Factory quote questions to send
- What fabric weight in oz and GSM is included in the quoted price, and is it stock fabric or woven-to-order fabric?
- Is the cotton greige, natural, bleached, dyed, or organic cotton, and what color tolerance will you follow for bulk production?
- What is the finished bag size, seam allowance, and size tolerance after sewing and pressing?
- Which reinforcement method is included at the cord exits: bartack, box stitch, metal eyelet, or stitched fabric tunnel?
- What cord material, diameter, color, and end treatment are included, and can you send a cord pull test result or sample photo?
- Which print method is quoted, how many colors are included, and what ink or transfer curing process will be used?
- What are the sample cost, sample lead time, production lead time, and approval cutoff date for the requested delivery date?
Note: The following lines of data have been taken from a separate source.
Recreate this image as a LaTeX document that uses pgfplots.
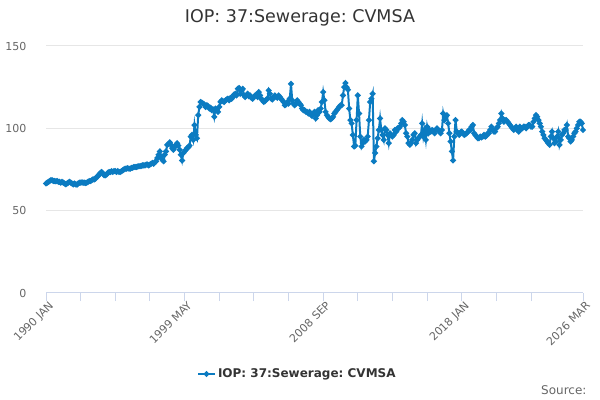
\documentclass[border=0pt]{standalone}
\usepackage{fontspec}
\setmainfont{DejaVu Sans}
\usepackage{pgfplots}
\pgfplotsset{compat=1.18}
\definecolor{ser}{HTML}{0B7BC1}
\definecolor{gridc}{HTML}{E6E6E6}
\definecolor{axisc}{HTML}{CCD6EB}
\definecolor{labc}{HTML}{666666}
\definecolor{titc}{HTML}{333333}
\frenchspacing
\begin{document}
\begin{tikzpicture}
\path[use as bounding box] (0,0) rectangle (600bp,400bp);
\begin{axis}[
  at={(46bp,107bp)}, anchor=south west,
  scale only axis, width=537bp, height=247bp,
  xmin=0, xmax=434, ymin=0, ymax=150,
  clip=false,
  axis x line=bottom, axis y line=left,
  x axis line style={-, draw=axisc, line width=1bp},
  y axis line style={draw=none},
  xtick={0,112,224,336,434},
  xticklabels={1990 JAN,1999 MAY,2008 SEP,2018 JAN,2026 MAR},
  minor xtick={28,56,84,140,168,196,252,280,308,364,392},
  tick align=outside,
  major tick length=8bp, minor tick length=8bp,
  xtick style={draw=axisc, line width=1bp},
  minor x tick style={draw=axisc, line width=1bp},
  xticklabel style={font=\fontsize{11bp}{13bp}\selectfont, text=labc, rotate=45, anchor=north east, inner sep=1bp, xshift=3bp, yshift=0bp},
  ytick={0,50,100,150},
  ytick style={draw=none},
  ymajorgrids, grid style={draw=gridc, line width=1bp},
  yticklabel style={font=\fontsize{11bp}{13bp}\selectfont, text=labc, anchor=east, xshift=-8bp},
  /pgf/number format/assume math mode=true,
  legend style={at={(0.468,-0.328)}, anchor=center, draw=none, fill=none,
    font=\bfseries\fontsize{12bp}{14bp}\selectfont, text=titc},
]
\addplot[color=ser, line width=2bp, mark=*, mark size=1.8bp, mark options={solid}] table[row sep=\\, header=false, x expr=\coordindex, y index=0] {
66.5\\67\\67.5\\68\\68.5\\68.5\\68\\68\\67.8\\68\\67.5\\67.5\\
67\\67.5\\67\\66.5\\66\\66.5\\67\\67.5\\67\\66.5\\66\\66.5\\
66\\65.8\\66.5\\67\\67\\67.2\\67\\67\\66.8\\67\\67.5\\68\\
68\\68.5\\69\\69\\69.5\\70.5\\71\\72\\73\\73.5\\72.5\\71.5\\
71.5\\72\\73\\73.5\\73.5\\74\\73.5\\74\\74\\73.5\\74\\73.5\\
73.5\\74\\74.5\\75\\75.5\\75.5\\75.8\\75.5\\75.5\\76\\76\\76.5\\
76.5\\76.5\\76.8\\77\\77\\77.2\\77.5\\77.5\\77.5\\78\\78\\77.5\\
78\\78.5\\79\\78.5\\79.5\\80\\82\\84\\86\\83\\81\\80\\
84\\86\\90\\90.5\\91.5\\90\\88\\87\\88.5\\90\\91\\89.5\\
87\\84\\80.5\\85\\86\\87\\88\\88.5\\89.5\\95\\96\\93\\
102\\96\\94\\108\\113\\116\\115.5\\115\\114.5\\113\\114\\113.5\\
112\\112.5\\111\\111.5\\107\\112\\111\\110\\113\\116\\117\\116.5\\
116\\117\\117.5\\118\\117\\118.5\\118\\119\\120.5\\121\\120\\124\\
124.5\\121\\123\\124\\120\\119\\120\\121\\119.5\\120\\118.5\\118\\
119\\120\\120.5\\119\\122\\120\\118\\117\\116\\116.5\\117.5\\118\\
123\\121\\118\\117.5\\119\\120\\119\\118.5\\120\\119\\118\\117\\
116\\114\\114.5\\116\\115\\118\\127\\117\\115\\114\\115\\117\\
116\\115\\114\\112\\111\\111\\110\\110\\109\\110\\108.5\\107.5\\
109\\110\\106\\108\\111\\110\\112\\116\\122\\117\\110\\108\\
107\\106\\105.5\\106\\107\\109\\110\\111\\112\\113\\114\\114\\
120\\125\\127.5\\125\\123.5\\112\\105\\103\\96\\89\\89.5\\105\\
120\\109\\95\\89\\91\\93\\92\\93\\95\\105\\116\\118\\
121\\80\\85\\89\\94\\99\\106\\99\\96\\93\\100\\99\\
96\\91\\97\\96\\95\\96\\99\\98\\100\\100\\101\\103\\
105\\104\\102\\97\\95\\91\\90\\91\\93\\96\\97\\91\\
93\\94\\95\\96\\103\\95\\99\\93\\101\\97\\99\\98\\
99\\98.5\\97\\99\\100\\99\\98\\97\\99\\109\\105\\107\\
108\\103\\97\\92\\86\\80.5\\95\\105\\98\\97\\96\\97.5\\
98\\97\\96\\96.5\\97\\98\\99\\99\\101\\102\\97\\96\\
95\\94\\94\\95\\94.5\\95\\96\\95\\95.5\\97\\97\\99\\
101\\99\\98\\98\\100\\101\\103\\105\\109\\106\\104\\105\\
105\\104\\103\\102\\101\\100\\99\\100\\101\\99\\98\\101\\
100\\100\\101\\101\\100\\101\\102\\102\\101\\101\\104\\106\\
108\\107\\105\\103\\101\\98\\96\\94\\93\\92\\91\\90\\
95\\98\\94\\91\\92\\95\\98\\90\\93\\96\\97\\99\\
99\\102\\95\\94\\92\\93\\95\\97\\98\\100\\102\\104\\
104\\103\\99\\
};
\addlegendentry{IOP: 37:Sewerage: CVMSA}
\end{axis}
\node[font=\fontsize{17.5bp}{20bp}\selectfont, text=titc] at (300bp,382bp) {IOP: 37:Sewerage: CVMSA};
\node[font=\fontsize{12bp}{14bp}\selectfont, text=labc, anchor=east] at (590bp,10bp) {Source:};
\end{tikzpicture}
\end{document}
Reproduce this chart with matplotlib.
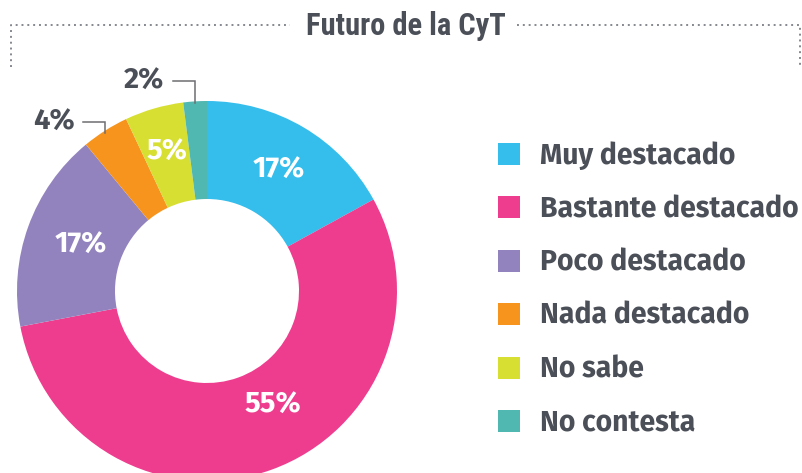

- What packing is included: bulk pack, individual polybag, kraft band, hangtag, barcode label, or master carton only?
- What are the carton dimensions, pieces per carton, net weight, gross weight, and expected CBM for the order quantity?
- What inspection standard, defect classification, and replacement policy do you accept before shipment?
Quality-control points to confirm
- Fabric weight should be verified against the approved sample using a GSM cutter or weight calculation from a measured fabric area.
- Finished size tolerance should normally stay within plus or minus 1 cm unless the buyer approves a different tolerance.
- Top channel stitching should be straight, locked, and free from skipped stitches because this area receives repeated cord friction.
- Cord exits should withstand repeated pulling without tearing, puckering, or cutting into the fabric.
- Seams should not open after load testing at the buyer's stated carry weight plus a reasonable safety margin.
- Logo print should pass dry rub testing and reasonable scratch testing before bulk packing.
- Natural cotton shade variation should be reviewed under consistent lighting and compared against the sealed approval sample.
- Carton packing should prevent crushed corners, deep creases across the print area, and contamination from loose threads or dust.
- Barcode, SKU, carton mark, and country-of-origin requirements should match the buyer's receiving warehouse instructions.
- Random inspection should include measurement, load test, seam check, print check, needle detection if required, and packing verification.